В конце концов, он пришел за мной, и мы пошли по большой набережной, где было очень много людей; все говорили на незнакомом языке, так что я совсем испугалась и вцепилась в руку капитана. Он взял меня в таверну, где мы обедали с другими людьми за длинным столом, и он сказал мне, что это был табльдот; но я не знаю, что это значит, если это имело какое-то отношение к ужину, то у нас был пирог с мясом и овощами, и жидкий суп из кислой капусты, — что мне совсем не понравилось.
После этого мы отправились в каретную контору, где он заплатил за меня немного денег, а затем во двор, где стояла большая громоздкая повозка. Там капитан дал мне билет, который, по его словам, обеспечил мне место на всем пути; бумагу в маленьком футляре, которая, как он сказал, была моим паспортом; кошелек с деньгами и пакетик сладкого печенья. Затем он усадил меня в удобный уголок, очень ласково пожал мне руку, попрощался и ушел.

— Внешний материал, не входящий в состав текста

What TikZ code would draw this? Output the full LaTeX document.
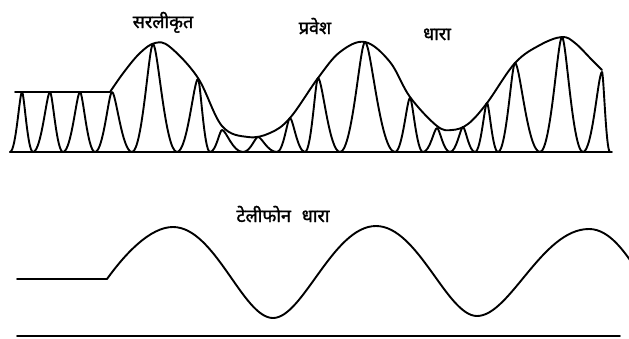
\documentclass[tikz,border=0pt]{standalone}
\usepackage{fontspec}
\newfontfamily\deva[Script=Devanagari, FakeBold=1.6]{Noto Sans}
\begin{document}
\begin{tikzpicture}[x=1pt,y=-1pt,
  wave/.style={line width=1.9pt, line join=round, line cap=round},
  lbl/.style={font=\deva\fontsize{18}{21}\selectfont, anchor=base, inner sep=0pt}]
\useasboundingbox (0,0) rectangle (629,338);
\clip (0,0) rectangle (629,338);
% ---- upper panel: modulated current ----
\draw[wave] (10,152) -- (612,152);
\draw[wave] (10,152) \foreach \a/\p/\h/\b in {10/22/92/33, 33/50/92/63, 63/80/92/95, 95/112/92/132, 132/153/44/177, 177/198/79/210, 210/222/130/243, 243/258/137/277, 277/290/118/305, 305/318/78/340, 340/365/42/395, 395/410/98/423, 423/437/128/450, 450/463/127/475, 475/487/103/498, 498/515/63/540, 540/562/37/583, 583/602/72/610}
  { .. controls +({0.5*(\p-\a)},0) and +({-0.2*(\p-\a)},0) .. (\p,\h)
    .. controls +({0.2*(\b-\p)},0) and +({-0.5*(\b-\p)},0) .. (\b,152) };
% envelope
\draw[wave] (15,92) -- (110,92);
\draw[wave] plot[smooth, tension=0.6] coordinates {(110,92) (124,72) (140,53) (155,43) (170,47) (198,78) (222,126) (248,137) (270,133) (290,118) (318,78) (340,52) (365,42) (390,62) (410,97) (437,126) (452,130) (468,124) (487,103) (515,63) (540,45) (562,37) (575,43) (592,60) (602,70)};
\node[lbl] (l1) at (163,28) {सरलीकृत};
\node[lbl] (l2) at (315,34) {प्रवेश};
\node[lbl] (l3) at (437,40) {धारा};
% ---- lower panel: telephone current ----
\draw[wave] (17,336) -- (620,336);
\draw[wave] (17,279) -- (107,279) .. controls (125,254) and (150,227) .. (173,227)
  .. controls +(42,0) and +(-30,0) .. (273,318)
  .. controls +(30,0) and +(-43,0) .. (376,226)
  .. controls +(42,0) and +(-30,0) .. (477,316)
  .. controls +(33,0) and +(-47,0) .. (589,229)
  .. controls +(40,0) and +(-27,0) .. (679,318);
\node[lbl] (l4) at (283,222) {टेलीफोन\hspace{0.6em}धारा};
\end{tikzpicture}
\end{document}
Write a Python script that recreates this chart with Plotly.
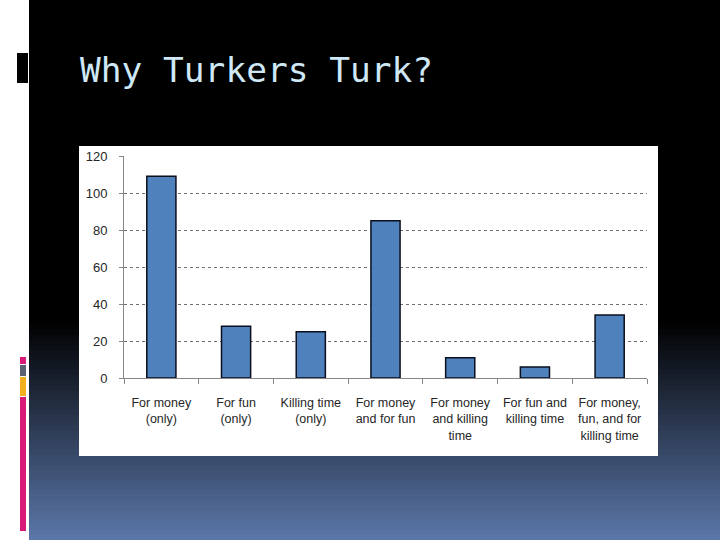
import plotly.graph_objects as go

categories = [
    "For money<br>(only)",
    "For fun<br>(only)",
    "Killing time<br>(only)",
    "For money<br>and for fun",
    "For money<br>and killing<br>time",
    "For fun and<br>killing time",
    "For money,<br>fun, and for<br>killing time",
]
values = [109, 28, 25, 85, 11, 6, 34]
y_ticks = [0, 20, 40, 60, 80, 100, 120]

W, H = 720, 540
L, R, T, B = 124, 647, 156, 378  # plot area in pixels


def px(x):
    return (x - L) / (R - L)


def py(y):
    return (B - y) / (B - T)


shapes = []
# gradient background strips (black -> slate blue)
top_g, bot_g = 320, 540
n = 44
c0 = (0, 0, 0)
c1 = (92, 120, 170)
for i in range(n):
    y0 = top_g + (bot_g - top_g) * i / n
    y1 = top_g + (bot_g - top_g) * (i + 1) / n + 0.6
    t = (i + 0.5) / n
    c = tuple(int(c0[k] + (c1[k] - c0[k]) * t) for k in range(3))
    shapes.append(dict(type="rect", xref="paper", yref="paper", layer="below",
                       x0=px(0), x1=px(W), y0=py(y0), y1=py(min(y1, 540)),
                       fillcolor="rgb(%d,%d,%d)" % c, line=dict(width=0)))
# left white strip
shapes.append(dict(type="rect", xref="paper", yref="paper", layer="below",
                   x0=px(0), x1=px(29), y0=py(0), y1=py(540),
                   fillcolor="white", line=dict(width=0)))
# black marker at top-left
shapes.append(dict(type="rect", xref="paper", yref="paper", layer="below",
                   x0=px(17), x1=px(28), y0=py(53), y1=py(83),
                   fillcolor="black", line=dict(width=0)))
# colored side bar segments
for (a, b, col) in [(357, 364, "#d81b78"), (365, 376, "#5b6272"),
                    (377, 396, "#f2b01e"), (397, 531, "#d81b78")]:
    shapes.append(dict(type="rect", xref="paper", yref="paper", layer="below",
                       x0=px(20), x1=px(26), y0=py(a), y1=py(b),
                       fillcolor=col, line=dict(width=0)))
# white chart image area
shapes.append(dict(type="rect", xref="paper", yref="paper", layer="below",
                   x0=px(79), x1=px(658), y0=py(146), y1=py(456),
                   fillcolor="white", line=dict(width=0)))

fig = go.Figure(go.Bar(
    x=categories, y=values,
    marker=dict(color="#4f81bd", line=dict(color="#0a0f1e", width=1.5)),
    hoverinfo="skip",
))

fig.update_layout(
    width=W, height=H,
    margin=dict(l=L, r=W - R, t=T, b=H - B, pad=0),
    paper_bgcolor="black",
    plot_bgcolor="white",
    showlegend=False,
    bargap=0.61,
    shapes=shapes,
    title=dict(text="Why Turkers Turk?", x=80 / W, xanchor="left", xref="container",
               y=1 - 70 / H, yanchor="middle", yref="container",
               font=dict(family="DejaVu Sans Mono", size=34.5, color="#cfe8f7")),
    font=dict(family="Liberation Sans", size=12.5, color="#333333"),
)

fig.update_xaxes(
    type="category",
    tickangle=0,
    showline=True, linecolor="#868686", linewidth=1,
    ticks="outside", tickson="boundaries", ticklen=5, tickcolor="#868686",
    showgrid=False,
    tickfont=dict(family="Liberation Sans", size=12.5, color="#262626"),
    ticklabelstandoff=13,
    fixedrange=True,
)
fig.update_yaxes(
    range=[0, 120], tickvals=y_ticks, ticktext=[str(v) for v in y_ticks],
    showline=True, linecolor="#868686", linewidth=1,
    ticks="outside", ticklen=4, tickcolor="#868686",
    showgrid=True, gridcolor="#6e6e6e", griddash="dot", gridwidth=1,
    zeroline=False,
    tickfont=dict(family="Liberation Sans", size=13, color="#262626"),
    ticklabelstandoff=9,
    fixedrange=True,
)

fig.write_html("out.html", config={"displayModeBar": False},
               post_script="document.body.style.margin='0';document.body.style.padding='0';")
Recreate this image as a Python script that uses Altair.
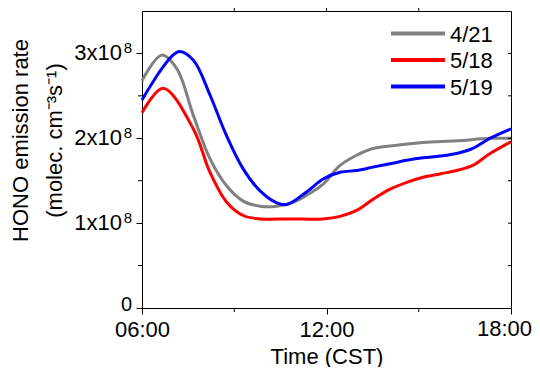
import altair as alt
import pandas as pd

hours_a = [6.0, 6.64, 7.13, 7.67, 8.21, 8.75, 9.29, 9.84, 10.38, 10.91, 11.36, 11.89, 12.44, 12.98, 13.51, 14.07, 15.14, 16.23, 17.32, 18.0]
vals_a = [2.68, 2.98, 2.82, 2.27, 1.76, 1.44, 1.26, 1.20, 1.20, 1.245, 1.33, 1.46, 1.68, 1.80, 1.88, 1.91, 1.95, 1.97, 2.0, 2.0]

hours_b = [6.0, 6.69, 7.67, 8.21, 8.75, 9.29, 9.84, 10.81, 11.89, 12.44, 12.98, 13.51, 14.07, 14.61, 15.14, 15.69, 16.23, 16.76, 17.32, 18.0]
vals_b = [2.30, 2.59, 2.11, 1.60, 1.25, 1.09, 1.05, 1.05, 1.05, 1.08, 1.15, 1.28, 1.40, 1.48, 1.54, 1.58, 1.62, 1.68, 1.82, 1.96]

hours_c = [6.0, 7.18, 7.67, 8.21, 8.75, 9.29, 9.84, 10.38, 10.71, 11.36, 11.89, 12.44, 12.98, 13.51, 14.07, 14.61, 15.14, 15.69, 16.23, 16.76, 17.32, 18.0]
vals_c = [2.45, 3.02, 2.92, 2.51, 2.03, 1.64, 1.38, 1.24, 1.22, 1.37, 1.52, 1.60, 1.62, 1.66, 1.70, 1.74, 1.77, 1.79, 1.82, 1.88, 2.0, 2.11]

series = ["4/21", "5/18", "5/19"]
colors = ["#808080", "#ff0000", "#0000ff"]

x_major = [6, 12]
x_last = [18]
x_minor = [9, 15]
y_major_labels = ["1x10", "2x10", "3x10"]
y_major = [1e8, 2e8, 3e8]
y_all_ticks = [0.5e8, 1e8, 1.5e8, 2e8, 2.5e8, 3e8]
y_minor = [0.5e8, 1.5e8, 2.5e8]

rows = []
for name, hs, vs in zip(series, [hours_a, hours_b, hours_c], [vals_a, vals_b, vals_c]):
    for h, v in zip(hs, vs):
        rows.append({"series": name, "hour": h, "value": v * 1e8})
df = pd.DataFrame(rows)

font = "Liberation Sans"
W, H = 369, 297

xscale = alt.Scale(domain=[6, 18], nice=False, zero=False)
yscale = alt.Scale(domain=[0, 3.5e8], nice=False)
cscale = alt.Scale(domain=series, range=colors)

lines = alt.Chart(df).mark_line(strokeWidth=3, interpolate="catmull-rom").encode(
    x=alt.X("hour:Q", scale=xscale,
            axis=alt.Axis(title="Time (CST)", values=x_major + x_last,
                          labelExpr="datum.value == 18 ? '' : (datum.value < 10 ? '0' : '') + datum.value + ':00'",
                          grid=False, domainColor="black", tickColor="black", tickSize=6,
                          labelFontSize=22, titleFontSize=22, titleFontWeight="normal",
                          labelColor="black", titleColor="black", labelFont=font, titleFont=font,
                          labelFlush=False, labelPadding=5, titlePadding=6)),
    y=alt.Y("value:Q", scale=yscale,
            axis=alt.Axis(title=["HONO emission rate", "(molec. cm⁻³s⁻¹)"],
                          values=[0] + y_major, labels=False,
                          grid=False, domainColor="black", tickColor="black", tickSize=6,
                          titleFontSize=22, titleFontWeight="normal",
                          titleColor="black", titleFont=font,
                          titleX=-122, titleY=129, titleBaseline="middle", titleLineHeight=34,
                          titleAlign="center")),
    color=alt.Color("series:N", scale=cscale, legend=None),
)

last_label = alt.Chart(pd.DataFrame({"hour": x_last, "label": ["18:00"]})).mark_text(
    align="right", baseline="top", fontSize=22, font=font, color="black", dx=21, dy=11).encode(
    x=alt.X("hour:Q", scale=xscale), y=alt.value(H), text="label:N")

ylab_df = pd.DataFrame({"value": y_major, "label": y_major_labels})
ylab_main = alt.Chart(ylab_df).mark_text(align="right", baseline="alphabetic", fontSize=22,
                                         font=font, color="black", dx=-20, dy=7).encode(
    x=alt.value(0), y=alt.Y("value:Q", scale=yscale), text="label:N")
ylab_sup = alt.Chart(ylab_df).mark_text(align="right", baseline="alphabetic", fontSize=15,
                                        font=font, color="black", dx=-10, dy=0).encode(
    x=alt.value(0), y=alt.Y("value:Q", scale=yscale), text=alt.value("8"))
ylab_zero = alt.Chart(pd.DataFrame({"value": [0]})).mark_text(
    align="right", baseline="alphabetic", fontSize=20, font=font, color="black", dx=-10, dy=3).encode(
    x=alt.value(0), y=alt.Y("value:Q", scale=yscale), text=alt.value("0"))

ymin_df = pd.DataFrame({"value": y_minor})
left_minor = alt.Chart(ymin_df).mark_rule(color="black", strokeWidth=1).encode(
    x=alt.value(-4), x2=alt.value(0), y=alt.Y("value:Q", scale=yscale))
right_ticks = alt.Chart(pd.DataFrame({"value": y_all_ticks})).mark_rule(color="black", strokeWidth=1).encode(
    x=alt.value(W - 3), x2=alt.value(W), y=alt.Y("value:Q", scale=yscale))

xmin_df = pd.DataFrame({"hour": x_minor})
bottom_minor = alt.Chart(xmin_df).mark_rule(color="black", strokeWidth=1).encode(
    y=alt.value(H), y2=alt.value(H + 4), x=alt.X("hour:Q", scale=xscale))
top_ticks = alt.Chart(pd.DataFrame({"hour": [9, 12, 15]})).mark_rule(color="black", strokeWidth=1).encode(
    y=alt.value(-4), y2=alt.value(0), x=alt.X("hour:Q", scale=xscale))

# manual legend
leg_df = pd.DataFrame({"series": series, "row": [0, 1, 2]})
leg_y = alt.Y("row:Q", scale=alt.Scale(domain=[0, 2], range=[22.5, 75.5], nice=False, zero=False), axis=None)
leg_lines = alt.Chart(leg_df).mark_rule(strokeWidth=4).encode(
    x=alt.value(249), x2=alt.value(303), y=leg_y,
    color=alt.Color("series:N", scale=cscale, legend=None))
leg_text = alt.Chart(leg_df).mark_text(align="left", baseline="middle", fontSize=22,
                                       font=font, color="black", dx=0, dy=1).encode(
    x=alt.value(308), y=leg_y, text="series:N")
legend = alt.layer(leg_lines, leg_text)

main = alt.layer(lines, last_label, ylab_main, ylab_sup, ylab_zero, left_minor, right_ticks,
                 bottom_minor, top_ticks)

chart = alt.layer(main, legend).resolve_scale(y="independent").properties(
    width=W, height=H,
    autosize=alt.AutoSizeParams(type="none"),
    padding={"left": 134, "top": 3, "right": 21, "bottom": 59},
).configure_view(stroke="black", strokeWidth=1)

chart.save("out.html", embed_options={"renderer": "svg", "actions": False})
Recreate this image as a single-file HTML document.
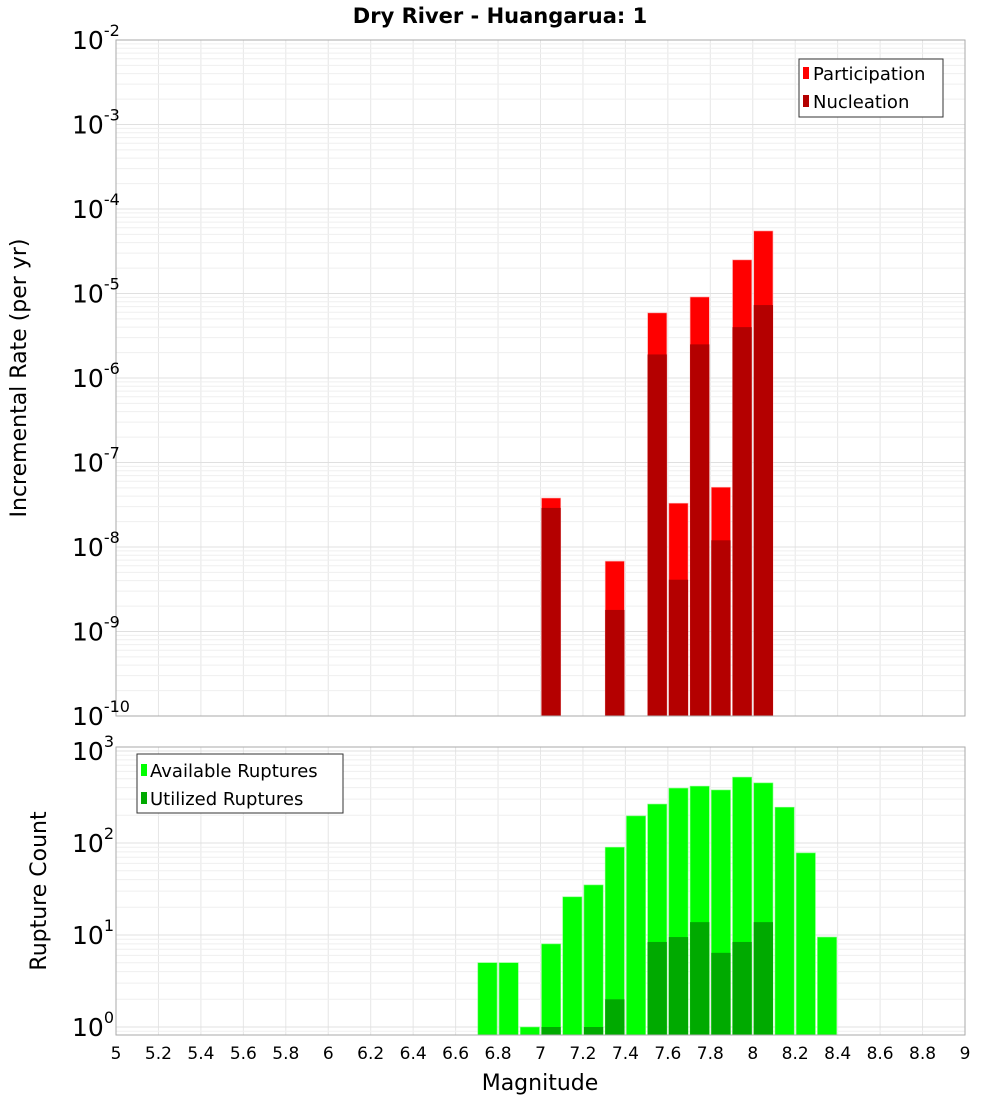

Теперь я была еще более одинока, чем когда-либо. Наступил вечер. Двое или трое других пассажиров заняли свои места внутри, но ни один из них не говорил по-английски. Возницы и почтальоны закричали; лошади громко застучали копытами, и мы тронулись в путь. Вскоре я заснула, просыпаясь, время от времени, только затем, чтобы обнаружить: снаружи была темная ночь и все мои спутники тоже спали. На следующее утро мы вышли около невзрачной гостиницы, в невзрачной деревне, и позавтракали. Затем мы снова проехали много утомительных миль по плоской унылой местности с каналами, ветряными мельницами и огромными стадами скота, снова и снова.